### Work to complete
Find each line with the string "that" and copy it.

### Source records
○ ○ ○ ○
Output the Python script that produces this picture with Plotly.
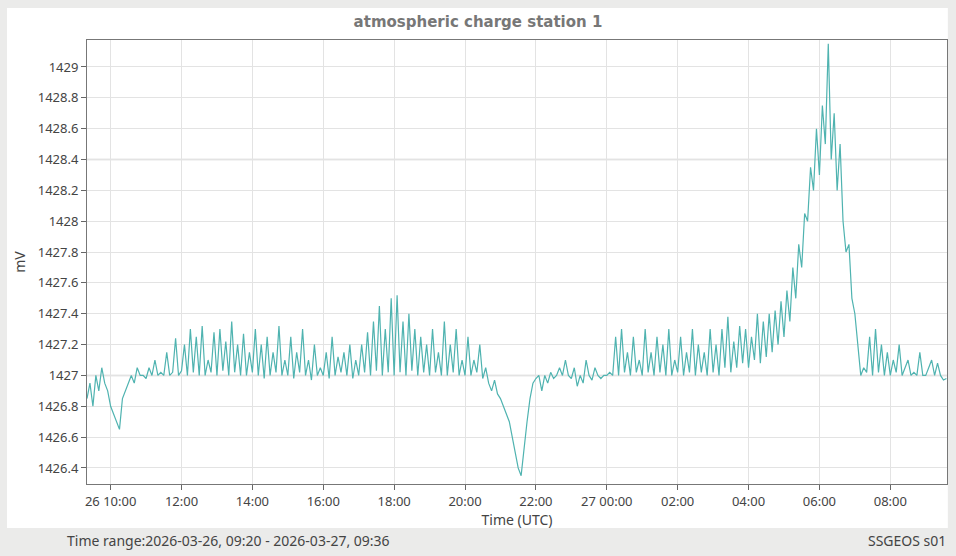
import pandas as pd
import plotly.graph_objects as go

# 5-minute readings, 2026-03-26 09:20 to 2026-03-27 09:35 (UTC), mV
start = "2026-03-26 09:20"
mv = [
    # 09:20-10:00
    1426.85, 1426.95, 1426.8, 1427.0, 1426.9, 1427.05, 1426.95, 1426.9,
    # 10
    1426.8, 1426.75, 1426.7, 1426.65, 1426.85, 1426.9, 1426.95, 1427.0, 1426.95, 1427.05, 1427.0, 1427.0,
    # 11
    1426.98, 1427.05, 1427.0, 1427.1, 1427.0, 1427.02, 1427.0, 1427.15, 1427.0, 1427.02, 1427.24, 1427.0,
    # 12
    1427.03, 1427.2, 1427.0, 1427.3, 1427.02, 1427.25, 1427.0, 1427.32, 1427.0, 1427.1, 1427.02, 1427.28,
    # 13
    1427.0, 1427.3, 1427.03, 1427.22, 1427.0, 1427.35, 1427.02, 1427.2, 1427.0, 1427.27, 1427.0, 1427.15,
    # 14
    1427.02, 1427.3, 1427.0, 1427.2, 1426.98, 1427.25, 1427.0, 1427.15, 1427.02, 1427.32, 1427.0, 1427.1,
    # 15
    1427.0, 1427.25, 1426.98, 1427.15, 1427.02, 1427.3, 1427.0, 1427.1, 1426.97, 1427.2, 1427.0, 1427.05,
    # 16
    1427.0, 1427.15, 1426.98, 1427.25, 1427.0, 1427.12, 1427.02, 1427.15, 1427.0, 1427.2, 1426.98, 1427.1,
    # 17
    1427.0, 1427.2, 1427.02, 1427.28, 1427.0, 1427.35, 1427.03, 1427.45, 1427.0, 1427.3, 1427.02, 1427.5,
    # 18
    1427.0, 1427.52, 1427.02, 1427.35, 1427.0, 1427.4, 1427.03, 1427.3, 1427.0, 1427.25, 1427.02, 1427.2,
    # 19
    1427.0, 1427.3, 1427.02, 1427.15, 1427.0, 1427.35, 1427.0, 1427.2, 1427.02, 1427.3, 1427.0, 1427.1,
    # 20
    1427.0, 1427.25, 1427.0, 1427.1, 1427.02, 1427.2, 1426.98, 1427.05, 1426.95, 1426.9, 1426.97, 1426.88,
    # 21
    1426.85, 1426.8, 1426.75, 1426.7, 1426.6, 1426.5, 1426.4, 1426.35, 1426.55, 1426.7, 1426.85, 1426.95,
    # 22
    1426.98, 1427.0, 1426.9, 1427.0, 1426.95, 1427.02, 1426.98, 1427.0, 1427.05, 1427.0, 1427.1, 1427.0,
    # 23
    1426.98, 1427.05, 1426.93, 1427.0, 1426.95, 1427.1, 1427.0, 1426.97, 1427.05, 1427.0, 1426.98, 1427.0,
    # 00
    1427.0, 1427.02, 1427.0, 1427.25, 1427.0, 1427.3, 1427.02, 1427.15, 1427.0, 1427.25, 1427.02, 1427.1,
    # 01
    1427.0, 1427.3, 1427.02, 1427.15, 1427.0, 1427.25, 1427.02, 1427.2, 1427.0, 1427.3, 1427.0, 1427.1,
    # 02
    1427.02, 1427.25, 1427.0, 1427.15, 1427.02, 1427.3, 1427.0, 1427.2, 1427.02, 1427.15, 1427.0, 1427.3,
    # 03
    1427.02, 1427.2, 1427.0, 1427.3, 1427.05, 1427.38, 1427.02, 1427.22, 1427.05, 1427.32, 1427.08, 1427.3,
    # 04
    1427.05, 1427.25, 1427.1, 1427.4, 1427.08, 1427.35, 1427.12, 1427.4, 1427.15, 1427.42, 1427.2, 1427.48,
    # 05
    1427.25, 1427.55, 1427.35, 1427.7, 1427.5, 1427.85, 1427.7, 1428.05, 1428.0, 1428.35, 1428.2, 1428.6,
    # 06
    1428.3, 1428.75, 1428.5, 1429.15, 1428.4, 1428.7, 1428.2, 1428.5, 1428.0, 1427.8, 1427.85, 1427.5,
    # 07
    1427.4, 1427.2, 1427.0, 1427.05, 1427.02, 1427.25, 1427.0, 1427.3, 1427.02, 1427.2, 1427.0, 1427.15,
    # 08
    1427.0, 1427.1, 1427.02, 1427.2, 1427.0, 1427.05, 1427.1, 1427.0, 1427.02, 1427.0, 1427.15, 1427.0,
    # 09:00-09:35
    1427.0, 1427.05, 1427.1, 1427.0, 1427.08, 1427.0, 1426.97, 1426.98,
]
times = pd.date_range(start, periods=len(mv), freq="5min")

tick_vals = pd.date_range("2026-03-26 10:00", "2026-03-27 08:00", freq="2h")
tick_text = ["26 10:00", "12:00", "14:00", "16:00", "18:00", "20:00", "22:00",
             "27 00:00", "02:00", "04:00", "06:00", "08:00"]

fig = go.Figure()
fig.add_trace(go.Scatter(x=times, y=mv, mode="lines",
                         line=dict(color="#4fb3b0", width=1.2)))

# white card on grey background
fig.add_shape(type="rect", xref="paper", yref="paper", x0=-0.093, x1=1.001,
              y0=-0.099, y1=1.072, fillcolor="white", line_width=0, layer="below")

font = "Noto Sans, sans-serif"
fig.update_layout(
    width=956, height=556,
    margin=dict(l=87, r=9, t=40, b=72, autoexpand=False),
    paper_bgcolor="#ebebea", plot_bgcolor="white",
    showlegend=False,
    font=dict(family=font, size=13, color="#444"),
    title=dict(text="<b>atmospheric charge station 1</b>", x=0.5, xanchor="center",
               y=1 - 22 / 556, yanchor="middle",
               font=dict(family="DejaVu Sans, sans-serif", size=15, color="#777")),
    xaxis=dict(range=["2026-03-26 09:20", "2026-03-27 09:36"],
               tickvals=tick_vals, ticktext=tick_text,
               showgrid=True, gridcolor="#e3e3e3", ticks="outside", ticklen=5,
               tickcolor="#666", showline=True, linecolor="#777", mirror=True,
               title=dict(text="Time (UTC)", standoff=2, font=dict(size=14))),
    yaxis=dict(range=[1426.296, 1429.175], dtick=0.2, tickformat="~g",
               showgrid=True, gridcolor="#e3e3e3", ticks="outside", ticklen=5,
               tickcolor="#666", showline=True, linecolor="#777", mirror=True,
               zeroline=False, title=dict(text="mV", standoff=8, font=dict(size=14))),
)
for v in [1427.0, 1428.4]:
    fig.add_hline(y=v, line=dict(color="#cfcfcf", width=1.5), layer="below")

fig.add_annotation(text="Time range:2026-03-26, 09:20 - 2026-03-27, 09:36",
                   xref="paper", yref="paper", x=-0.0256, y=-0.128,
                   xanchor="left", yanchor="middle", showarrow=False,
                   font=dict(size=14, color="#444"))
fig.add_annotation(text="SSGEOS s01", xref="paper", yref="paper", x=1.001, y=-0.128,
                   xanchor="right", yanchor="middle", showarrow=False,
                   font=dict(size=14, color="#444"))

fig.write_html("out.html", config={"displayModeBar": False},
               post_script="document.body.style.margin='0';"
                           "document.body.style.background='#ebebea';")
○ ○ ○ ○
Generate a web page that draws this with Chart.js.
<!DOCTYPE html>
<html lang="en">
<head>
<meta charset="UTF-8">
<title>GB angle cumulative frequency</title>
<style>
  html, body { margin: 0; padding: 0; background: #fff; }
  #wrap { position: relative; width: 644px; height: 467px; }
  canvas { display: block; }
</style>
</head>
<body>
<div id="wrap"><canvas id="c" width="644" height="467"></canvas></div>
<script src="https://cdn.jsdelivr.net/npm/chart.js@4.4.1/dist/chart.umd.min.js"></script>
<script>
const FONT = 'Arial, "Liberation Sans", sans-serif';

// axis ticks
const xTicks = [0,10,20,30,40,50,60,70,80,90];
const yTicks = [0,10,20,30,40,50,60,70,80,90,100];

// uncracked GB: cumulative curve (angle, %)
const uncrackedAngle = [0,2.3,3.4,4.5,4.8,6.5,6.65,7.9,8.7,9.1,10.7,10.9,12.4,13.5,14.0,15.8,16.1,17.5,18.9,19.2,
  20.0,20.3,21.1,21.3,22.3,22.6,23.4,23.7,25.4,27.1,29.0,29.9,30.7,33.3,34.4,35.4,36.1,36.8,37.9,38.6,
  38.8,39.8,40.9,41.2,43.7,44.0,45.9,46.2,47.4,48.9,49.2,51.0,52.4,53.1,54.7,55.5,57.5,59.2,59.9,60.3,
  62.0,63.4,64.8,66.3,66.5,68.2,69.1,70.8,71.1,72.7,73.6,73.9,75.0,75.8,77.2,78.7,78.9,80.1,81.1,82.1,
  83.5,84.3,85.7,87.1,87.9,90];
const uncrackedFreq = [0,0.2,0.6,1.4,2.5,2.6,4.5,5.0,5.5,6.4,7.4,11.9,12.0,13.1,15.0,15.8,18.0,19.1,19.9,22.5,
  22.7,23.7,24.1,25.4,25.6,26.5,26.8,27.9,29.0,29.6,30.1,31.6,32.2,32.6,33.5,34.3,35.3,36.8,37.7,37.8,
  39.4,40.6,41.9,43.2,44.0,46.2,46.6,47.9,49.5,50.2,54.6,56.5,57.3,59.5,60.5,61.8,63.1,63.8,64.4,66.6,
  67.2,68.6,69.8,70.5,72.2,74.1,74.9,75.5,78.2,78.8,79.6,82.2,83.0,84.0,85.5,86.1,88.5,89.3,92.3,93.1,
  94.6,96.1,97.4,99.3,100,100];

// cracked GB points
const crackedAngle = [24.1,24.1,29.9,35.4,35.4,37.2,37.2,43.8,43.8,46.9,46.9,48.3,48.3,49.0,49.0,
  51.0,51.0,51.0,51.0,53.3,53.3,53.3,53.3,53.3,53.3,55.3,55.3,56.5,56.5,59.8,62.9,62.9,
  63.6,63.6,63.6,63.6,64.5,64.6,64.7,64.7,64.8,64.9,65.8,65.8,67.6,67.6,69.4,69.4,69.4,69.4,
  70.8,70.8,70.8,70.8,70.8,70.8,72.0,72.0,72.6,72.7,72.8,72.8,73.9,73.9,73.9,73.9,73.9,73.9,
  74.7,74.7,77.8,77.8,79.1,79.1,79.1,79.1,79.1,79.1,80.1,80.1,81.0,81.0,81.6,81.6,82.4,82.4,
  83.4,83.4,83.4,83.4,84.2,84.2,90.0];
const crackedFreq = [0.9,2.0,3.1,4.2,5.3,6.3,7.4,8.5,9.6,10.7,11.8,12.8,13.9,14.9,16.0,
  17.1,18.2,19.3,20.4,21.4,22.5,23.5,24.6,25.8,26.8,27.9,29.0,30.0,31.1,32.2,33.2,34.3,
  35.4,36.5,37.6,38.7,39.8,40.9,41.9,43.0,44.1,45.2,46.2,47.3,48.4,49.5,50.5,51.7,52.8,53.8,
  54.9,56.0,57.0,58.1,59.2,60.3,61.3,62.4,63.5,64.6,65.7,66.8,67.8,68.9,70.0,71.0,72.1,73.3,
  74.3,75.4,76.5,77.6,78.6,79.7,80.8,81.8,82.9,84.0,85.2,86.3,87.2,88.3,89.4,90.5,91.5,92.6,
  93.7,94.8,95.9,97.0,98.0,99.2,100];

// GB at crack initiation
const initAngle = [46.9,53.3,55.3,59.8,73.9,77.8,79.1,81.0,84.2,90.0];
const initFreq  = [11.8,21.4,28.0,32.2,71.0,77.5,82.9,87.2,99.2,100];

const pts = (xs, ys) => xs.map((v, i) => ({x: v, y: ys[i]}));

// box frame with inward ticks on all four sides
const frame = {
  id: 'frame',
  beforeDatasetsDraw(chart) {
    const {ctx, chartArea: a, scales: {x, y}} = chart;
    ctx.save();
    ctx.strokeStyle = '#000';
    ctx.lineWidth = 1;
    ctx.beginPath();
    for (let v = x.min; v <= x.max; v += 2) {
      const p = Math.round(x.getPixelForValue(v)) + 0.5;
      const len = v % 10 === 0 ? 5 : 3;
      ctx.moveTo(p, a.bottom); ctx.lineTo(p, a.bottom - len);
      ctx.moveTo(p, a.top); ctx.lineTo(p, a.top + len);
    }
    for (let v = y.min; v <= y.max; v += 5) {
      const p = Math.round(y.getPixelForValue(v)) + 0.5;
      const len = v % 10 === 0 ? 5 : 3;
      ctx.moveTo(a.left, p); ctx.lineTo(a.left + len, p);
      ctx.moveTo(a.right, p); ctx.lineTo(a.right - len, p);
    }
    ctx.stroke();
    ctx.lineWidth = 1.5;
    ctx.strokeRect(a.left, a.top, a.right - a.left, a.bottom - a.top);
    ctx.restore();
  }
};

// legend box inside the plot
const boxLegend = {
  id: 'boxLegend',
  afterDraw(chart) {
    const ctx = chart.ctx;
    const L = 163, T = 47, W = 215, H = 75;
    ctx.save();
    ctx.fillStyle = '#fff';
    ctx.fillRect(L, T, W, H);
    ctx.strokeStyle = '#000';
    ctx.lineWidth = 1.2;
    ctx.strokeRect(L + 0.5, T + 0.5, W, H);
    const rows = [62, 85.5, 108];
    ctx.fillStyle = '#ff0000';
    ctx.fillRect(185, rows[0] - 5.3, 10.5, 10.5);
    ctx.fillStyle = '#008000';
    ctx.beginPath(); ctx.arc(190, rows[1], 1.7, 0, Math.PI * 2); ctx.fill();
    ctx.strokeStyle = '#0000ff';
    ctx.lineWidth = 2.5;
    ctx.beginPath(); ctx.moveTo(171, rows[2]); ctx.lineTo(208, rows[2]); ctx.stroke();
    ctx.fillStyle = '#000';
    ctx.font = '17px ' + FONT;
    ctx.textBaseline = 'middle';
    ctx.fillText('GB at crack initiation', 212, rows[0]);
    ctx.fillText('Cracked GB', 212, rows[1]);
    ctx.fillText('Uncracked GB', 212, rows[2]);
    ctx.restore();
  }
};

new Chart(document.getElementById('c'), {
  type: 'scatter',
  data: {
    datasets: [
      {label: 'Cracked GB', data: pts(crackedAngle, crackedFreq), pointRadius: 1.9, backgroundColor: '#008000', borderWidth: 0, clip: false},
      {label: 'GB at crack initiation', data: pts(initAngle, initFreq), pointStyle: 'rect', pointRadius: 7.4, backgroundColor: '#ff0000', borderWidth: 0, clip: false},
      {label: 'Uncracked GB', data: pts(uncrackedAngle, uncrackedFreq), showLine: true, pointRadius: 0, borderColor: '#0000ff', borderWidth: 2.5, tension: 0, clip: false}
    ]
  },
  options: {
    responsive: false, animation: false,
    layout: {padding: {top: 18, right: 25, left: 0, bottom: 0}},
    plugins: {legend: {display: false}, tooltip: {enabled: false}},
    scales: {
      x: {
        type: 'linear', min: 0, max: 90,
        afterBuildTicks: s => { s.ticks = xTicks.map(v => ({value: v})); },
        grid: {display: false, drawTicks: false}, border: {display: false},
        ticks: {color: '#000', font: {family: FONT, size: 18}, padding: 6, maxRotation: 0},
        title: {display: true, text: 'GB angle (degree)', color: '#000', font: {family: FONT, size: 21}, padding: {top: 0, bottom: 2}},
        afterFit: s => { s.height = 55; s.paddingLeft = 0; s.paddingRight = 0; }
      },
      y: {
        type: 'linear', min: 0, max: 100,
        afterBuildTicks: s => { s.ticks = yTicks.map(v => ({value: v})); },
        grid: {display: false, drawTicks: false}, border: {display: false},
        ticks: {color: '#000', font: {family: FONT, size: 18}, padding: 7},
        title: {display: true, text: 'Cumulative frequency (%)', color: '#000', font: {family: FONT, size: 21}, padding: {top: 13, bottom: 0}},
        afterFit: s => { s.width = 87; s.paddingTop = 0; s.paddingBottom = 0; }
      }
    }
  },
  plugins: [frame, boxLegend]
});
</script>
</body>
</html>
○ ○ ○ ○
### Response to the exercise
Output the Python script that produces this picture with Plotly.
Generate a web page that draws this with Chart.js.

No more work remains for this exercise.